Or when you think they expect you to be the intergalactic expert.
Many years ago, I found myself in a meeting room somewhere in the middle east, in the middle of summer, surrounded by half the finance department of one of my clients, trying to come up with an elegant design for the accounting schema to configure in the platform we were implementing for them.
They were having trouble projecting themselves in the new system and at some point, a very senior stakeholder asks a very precise and arduous question on the amortization of bond premium and discount and the expected impacts from an accounting perspective if my memory serves me well. I was young. I was foolish. He was an intergalactic expert on the topic. I was not. Here you go.

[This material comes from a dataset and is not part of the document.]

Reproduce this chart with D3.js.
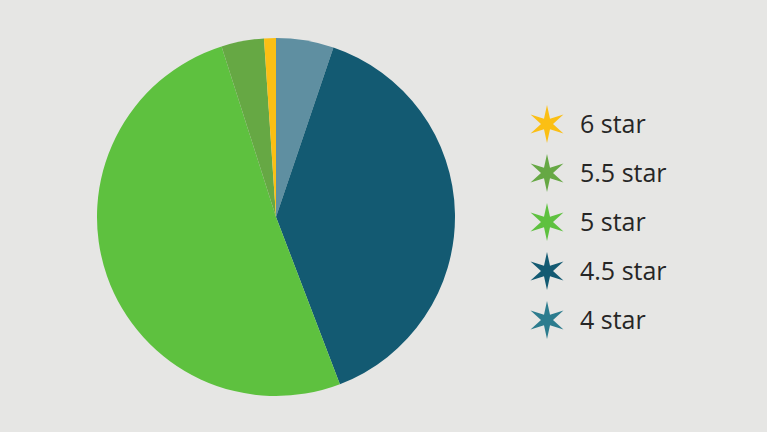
<!DOCTYPE html>
<html>
<head>
<meta charset="utf-8">
<script src="https://cdn.jsdelivr.net/npm/d3@7"></script>
<style>
  html, body { margin: 0; padding: 0; background: #e6e6e4; }
  svg { display: block; }
  text { font-family: "Open Sans", "Noto Sans", sans-serif; }
</style>
</head>
<body>
<svg id="chart" width="767" height="432"></svg>
<script>
// ratings share, clockwise from 12 o'clock
const categories = ['4 star', '4.5 star', '5 star', '5.5 star', '6 star'];
const values = [5.2, 39.0, 50.9, 3.85, 1.07];
const sliceColors = ['#5f8fa1', '#135a72', '#5ec13f', '#66a844', '#fbbf14'];
const legendColors = ['#2c7c8e', '#135a72', '#5ec13f', '#66a844', '#fbbf14'];
const legendOrder = ['6 star', '5.5 star', '5 star', '4.5 star', '4 star'];

const WIDTH = 767;
const HEIGHT = 432;
const center = { x: 276, y: 217 };
const radius = 179;

const svg = d3.select('#chart');

const data = categories.map((c, i) => ({ category: c, value: values[i] }));

const color = d3.scaleOrdinal().domain(categories).range(sliceColors);
const legendColor = d3.scaleOrdinal().domain(categories).range(legendColors);

const pie = d3.pie()
  .sort(null)
  .value(d => d.value);

const arc = d3.arc()
  .innerRadius(0)
  .outerRadius(radius);

svg.append('g')
  .attr('transform', `translate(${center.x}, ${center.y})`)
  .selectAll('path')
  .data(pie(data))
  .join('path')
  .attr('d', arc)
  .attr('fill', d => color(d.data.category));

/*
 * Legend with six-pointed star markers
 */
function starPath(outer, inner) {
  const pts = [];
  for (let i = 0; i < 12; i++) {
    const r = i % 2 === 0 ? outer : inner;
    const a = i * Math.PI / 6;
    pts.push([r * Math.sin(a), -r * Math.cos(a)]);
  }
  return d3.line()(pts) + 'Z';
}

const legendY = d3.scalePoint()
  .domain(legendOrder)
  .range([124, 320]);

const legend = svg.append('g')
  .selectAll('g')
  .data(legendOrder)
  .join('g')
  .attr('transform', d => `translate(547, ${legendY(d)})`);

legend.append('path')
  .attr('d', starPath(19, 6))
  .attr('fill', d => legendColor(d));

legend.append('text')
  .attr('x', 33)
  .attr('dy', '0.35em')
  .attr('font-size', 25)
  .attr('fill', '#262626')
  .text(d => d);
</script>
</body>
</html>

Cornered!
And lesson learnt.
Fast forward nine years. I found myself in a meeting room somewhere in northern Europe, in the middle of winter, surrounded by half the treasury department of one of my clients, trying to come up with an elegant design for their banking book accrual P&L report to configure in the platform we were implementing for them.
They were having trouble projecting themselves in the system and at some point, a very senior stakeholder asks a very precise and arduous question on the amortization of bond premium and discount and the expected impacts from an accrual P&L perspective if my memory serves me well. I was older. I was wiser. He was an intergalactic expert on the topic. So was I. I had nine years to become one.
The next question nearly got me cornered though. Arbitrage swaps this time …
Fortunately for me, I had realized by then the vacuity of trying to become an expert on every topic l might encounter some day in my career, especially as an architect. My job is ensuring consistency and sound design of the delivered solution, front end to back end across all the business processes in scope and through to the integration with the IT landscape of the client. Consistency, not expertise. And for that, you need to be knowledgeable on many subjects but it would take many lifetimes to become an expert on all of them. Beyond the reach of mere mortals.
I mean where would you start… The finance industry is an ever changing one and when expertise on funky derivatives and hybrid products was sought after in the 2000s, banks moved back to cash products in the aftermath of the Subprime crisis. Then came new norms and new processes: EMIR, Dodd-Frank, Basel III, MIFID, SFTR, FRTB. Affirmation platforms, LIBOR transition and so on. Even project and development methodologies have drastically changed in recent year, from a waterfall approach to Agile, SaFe and DevOps. Besides, the platforms at hand are huge enterprise wide modular software and expertise on them can only be, well, modular.
So intergalactic expert? No. But you can become the next best thing by mastering a basic skill: asking the right questions and be honest about your limits.
Broadly speaking, as a FinTech professional, clients do not expect you to come up with answers on the spot, or devise a solution out of thin air as much as they expect you to understand their requirements first and foremost. You can always rely on your subject matter experts when you are out of your comfort zone, expertise is their job and they would be more than happy to oblige. However, not understanding the requirement in the first place makes the point moot. And for this, what better than to ask questions? Try to understand what the clients are talking about, use the board to draw your understanding of it, get their feedback on the result, ask more questions, rephrase to make sure you got it right and do not be afraid to say you are not an expert on a given subject.
In many cases, you are not expected to be one.